Israele - Palestina - 29.7.2006 Messaggi di paceQuaranta Registi Israeliani firmano un appello per la Pace con alcuni colleghi arabi.

Intervista ad Avi Mograbi, regista israeliano, che firma un appello con alcuni colleghi per la pace

 

 

“Noi registi israeliani salutiamo tutti i registi arabi riuniti a Parigi per la Biennale del cinema arabo. Ci opponiamo categoricamente alla brutalità e alla crudeltà della politica israeliana. Niente può giustificare il bombardamento della popolazione civile in Libano e a Gaza”.
Avi Mograbi è un regista israeliano. Con altri 40 suoi colleghi connazionali ha firmato questo messaggio di amicizia e solidarietà ai colleghi libanesi e palestinesi e alle popolazioni civili colpite dalla guerra. Da anni, Mograbi lotta contro l'occupazione israeliana. Nel 1982 si rifiutò di partire per la guerra in Libano, pagando la sua scelta con la prigione. In occasione della biennale del cinema arabo, in corso a Parigi dal 22 al 30 luglio e organizzato dall'Istituto del mondo arabo, dove vengono presentati un centinaio di film, questo messaggio testimonia il suo impegno continuo per la pace.
 
Come è nata l'iniziativa di lanciare un appello di solidarietà?
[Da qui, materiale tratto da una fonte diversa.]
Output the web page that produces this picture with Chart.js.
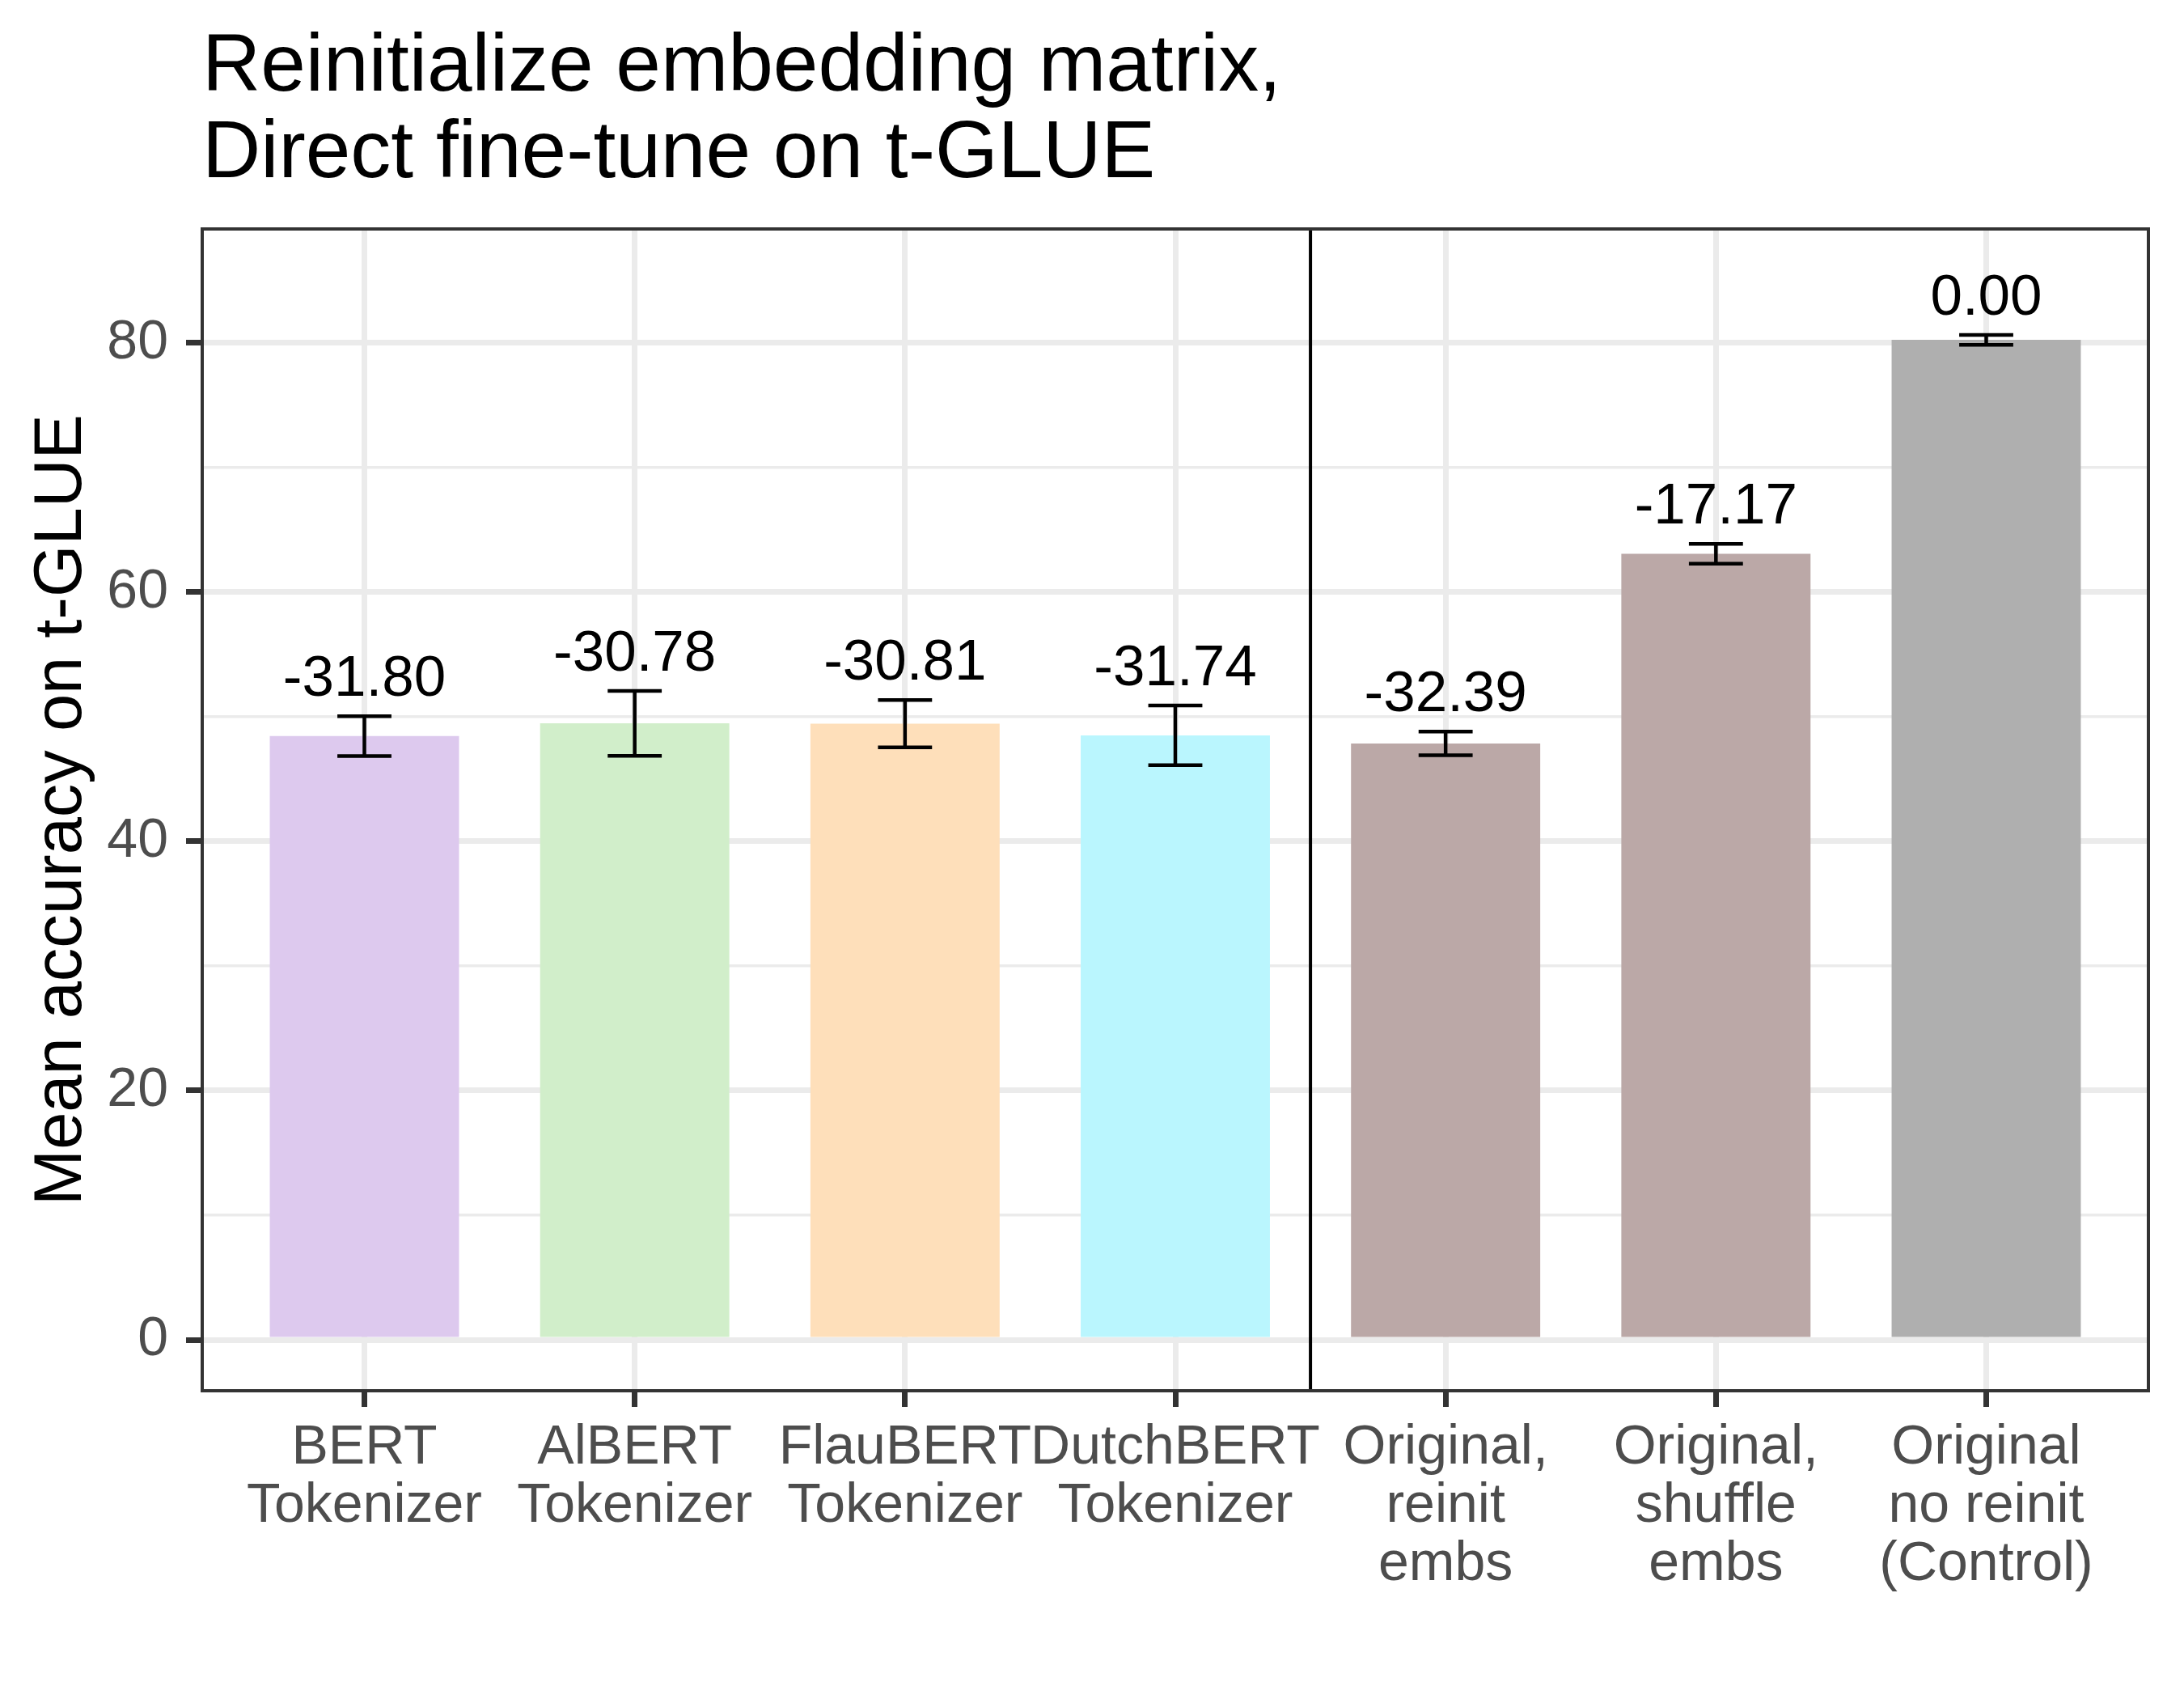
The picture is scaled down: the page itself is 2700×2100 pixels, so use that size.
<!DOCTYPE html>
<html>
<head>
<meta charset="utf-8">
<script src="https://cdn.jsdelivr.net/npm/chart.js@4.4.1/dist/chart.umd.min.js"></script>
<style>
  html, body { margin: 0; padding: 0; background: #fff; }
  canvas { display: block; }
</style>
</head>
<body>
<canvas id="chart" width="2700" height="2100"></canvas>
<script>
const categories = [
  ['BERT', 'Tokenizer'],
  ['AlBERT', 'Tokenizer'],
  ['FlauBERT', 'Tokenizer'],
  ['DutchBERT', 'Tokenizer'],
  ['Original,', 'reinit', 'embs'],
  ['Original,', 'shuffle', 'embs'],
  ['Original', 'no reinit', '(Control)']
];
const means = [48.45, 49.47, 49.44, 48.51, 47.86, 63.08, 80.25];
const errors = [1.6, 2.6, 1.9, 2.4, 0.95, 0.8, 0.4];
const diffLabels = ['-31.80', '-30.78', '-30.81', '-31.74', '-32.39', '-17.17', '0.00'];
const barColors = ['#DDC9EE', '#D1EECA', '#FEDFBA', '#BAF6FE', '#BBA8A7', '#BBA8A7', '#AFAFAF'];
const yTicks = [0, 20, 40, 60, 80];
const yMinorTicks = [10, 30, 50, 70];
const separatorAt = 4.5;

const FONT = '"Liberation Sans", Arial, sans-serif';
const positions = categories.map((c, i) => i + 1);

// error bars, value labels, separator, panel border, titles
const decorations = {
  id: 'decorations',
  afterDatasetsDraw(chart) {
    const { ctx, scales: { x, y }, chartArea } = chart;
    ctx.save();
    ctx.strokeStyle = '#000';
    ctx.lineWidth = 4.5;
    means.forEach((m, i) => {
      const cx = x.getPixelForValue(positions[i]);
      const xl = x.getPixelForValue(positions[i] - 0.1);
      const xr = x.getPixelForValue(positions[i] + 0.1);
      const yt = y.getPixelForValue(m + errors[i]);
      const yb = y.getPixelForValue(m - errors[i]);
      ctx.beginPath();
      ctx.moveTo(xl, yt); ctx.lineTo(xr, yt);
      ctx.moveTo(cx, yt); ctx.lineTo(cx, yb);
      ctx.moveTo(xl, yb); ctx.lineTo(xr, yb);
      ctx.stroke();

      ctx.fillStyle = '#000';
      ctx.font = '71px ' + FONT;
      ctx.textAlign = 'center';
      ctx.textBaseline = 'alphabetic';
      ctx.fillText(diffLabels[i], cx, yt - 25);
    });

    const sx = x.getPixelForValue(separatorAt);
    ctx.lineWidth = 4;
    ctx.beginPath();
    ctx.moveTo(sx, chartArea.top);
    ctx.lineTo(sx, chartArea.bottom);
    ctx.stroke();
    ctx.restore();
  },
  afterDraw(chart) {
    const { ctx, chartArea } = chart;
    ctx.save();
    ctx.strokeStyle = '#333333';
    ctx.lineWidth = 4;
    ctx.strokeRect(chartArea.left, chartArea.top,
      chartArea.right - chartArea.left, chartArea.bottom - chartArea.top);

    ctx.fillStyle = '#000';
    ctx.textAlign = 'left';
    ctx.textBaseline = 'alphabetic';
    ctx.font = '100px ' + FONT;
    ctx.fillText('Reinitialize embedding matrix,', chartArea.left, 112);
    ctx.fillText('Direct fine-tune on t-GLUE', chartArea.left, 219);

    ctx.font = '83px ' + FONT;
    ctx.textAlign = 'center';
    ctx.translate(100, (chartArea.top + chartArea.bottom) / 2);
    ctx.rotate(-Math.PI / 2);
    ctx.fillText('Mean accuracy on t-GLUE', 0, 0);
    ctx.restore();
  }
};

new Chart(document.getElementById('chart'), {
  type: 'bar',
  data: {
    datasets: [{
      data: means.map((m, i) => ({ x: positions[i], y: m })),
      backgroundColor: barColors,
      borderWidth: 0,
      barPercentage: 0.7,
      categoryPercentage: 1.0
    }]
  },
  options: {
    responsive: false,
    devicePixelRatio: 1,
    animation: false,
    layout: { padding: { top: 283, right: 44, bottom: 0, left: 0 } },
    plugins: { legend: { display: false }, tooltip: { enabled: false }, title: { display: false } },
    scales: {
      x: {
        type: 'linear',
        offset: false,
        min: 0.4,
        max: 7.6,
        afterBuildTicks: s => { s.ticks = positions.map(v => ({ value: v })); },
        afterFit: s => { s.height = 381; },
        ticks: {
          autoSkip: false,
          maxRotation: 0,
          minRotation: 0,
          padding: 15,
          color: '#4D4D4D',
          font: { size: 68, family: FONT, lineHeight: 1.06 },
          callback: v => categories[v - 1]
        },
        grid: {
          offset: false,
          color: '#EBEBEB',
          lineWidth: 7,
          tickColor: '#333333',
          tickLength: 20,
          tickWidth: 7
        },
        border: { display: false }
      },
      y: {
        min: -4.09,
        max: 89.15,
        afterBuildTicks: s => {
          s.ticks = yTicks.concat(yMinorTicks).sort((a, b) => a - b).map(v => ({ value: v }));
        },
        afterFit: s => { s.width = 250; },
        ticks: {
          padding: 22,
          color: '#4D4D4D',
          font: { size: 68, family: FONT },
          callback: v => yTicks.includes(v) ? String(v) : ''
        },
        grid: {
          color: '#EBEBEB',
          lineWidth: c => (c.tick && yTicks.includes(c.tick.value)) ? 7 : 3.5,
          tickColor: c => (c.tick && yTicks.includes(c.tick.value)) ? '#333333' : 'rgba(0,0,0,0)',
          tickLength: 20,
          tickWidth: 7
        },
        border: { display: false }
      }
    }
  },
  plugins: [decorations]
});
</script>
</body>
</html>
E quanto crede che l'opinione pubblica in Israele condivida la vostra iniziativa?
 
Questa idea nasce innanzitutto dalla lunga relazione di amicizia che abbiamo con molti registi arabi, specialmente libanesi e palestinesi, poi sicuramente quello che è successo nelle ultime settimane è stato determinante. Non potevamo non farlo vedendo quello che succede ai nostri amici. Avevamo molte informazioni riguardo quello che succede nei Territori Occupati, ma molto meno per quello che riguarda il Libano. Eravamo contrari all'iniziativa presa dal nostro governo e abbiamo deciso di inviare questa lettera per far capire che non tutte le persone in Israele sono d'accordo con la linea politica intrapresa dal premier Olmert.
 
Quanto i film di registi libanesi e palestinesi sono diffusi in Israele e di quanta popolarità godono?
 
I film libanesi non vengono diffusi qui. Alcune persone li hanno perché li comprano in Francia dando così l'opportunità di conoscerli. I film palestinesi sono più conosciuti. Assieme ad altri registi  palestinesi abbiamo creato un club che si chiama ‘occupation club’, dove trasmettiamo film palestinesi e a volte, quando si può, il regista viene e parla del suo lavoro. Per esempio il film Paradise now è stato molto visto in Israele.
 
 
Nei suoi film molto spesso ha denunciato la politica del governo israeliano. Come si sente in questo momento lei che ha rifiutato, nell'82, di andare in Libano a combattere? Ritiene che Israele attaccando il Libano abbia fatto un passo indietro?
 
Certamente questo è un deja vu. Domenica scorsa ci sono state manifestazioni contro la guerra. Come nell'82, sono i libanesi a pagare il prezzo maggiore.
 
 

Come spiega che in Israele, almeno stando ai dati diffusi dai giornali, la gente è convinta che questa guerra sia giusta e sia di difesa?

 
Non posso spiegare questo in poche parole. Il nostro è un paese militare, l'educazione è militare. Si diffonde, tra la gente, la paura che si possa andare incontro ad un nuovo Olocausto. Il governo usa la storia ebraica  per creare miti e far pressione sulla gente, così ogni piccolo incidente, come il caso dei due soldati rapiti, può portare una totale crisi esistenziale e dopo, quando Hezbollah agisce, allora il governo non ha bisogno di spiegare più niente, ha raggiunto il suo scopo: far capire che l'unica cosa che resta da fare è combattere.
 
Oltre al messaggio a Parigi, quali altre sono le sue attività di solidarietà in questo periodo?
 
Organizziamo manifestazioni e attiviamo petizioni perché la guerra si arresti.
 
I registi libanesi e palestinesi hanno risposto al vostro messaggio invitando i colleghi di tutto il mondo a montare cortometraggi per rendere possibile il festival Ayyam Cinemai di settembre 2006, a Beirut. Ha già pensato a qualcosa? Parteciperà?
 
Per ora non ho niente in testa. Di questi tempi è molto difficile fare arte. Ma anche se io farò qualcosa non sono sicuro che i libanesi siano pronti a mostrare un film israeliano a Beirut che parla della nuova distruzione del Libano. Ma ora a me questo non interessa, quello che voglio è che tutto finisca e che si prenda un'altra strada perché così non andremo da nessuna parte.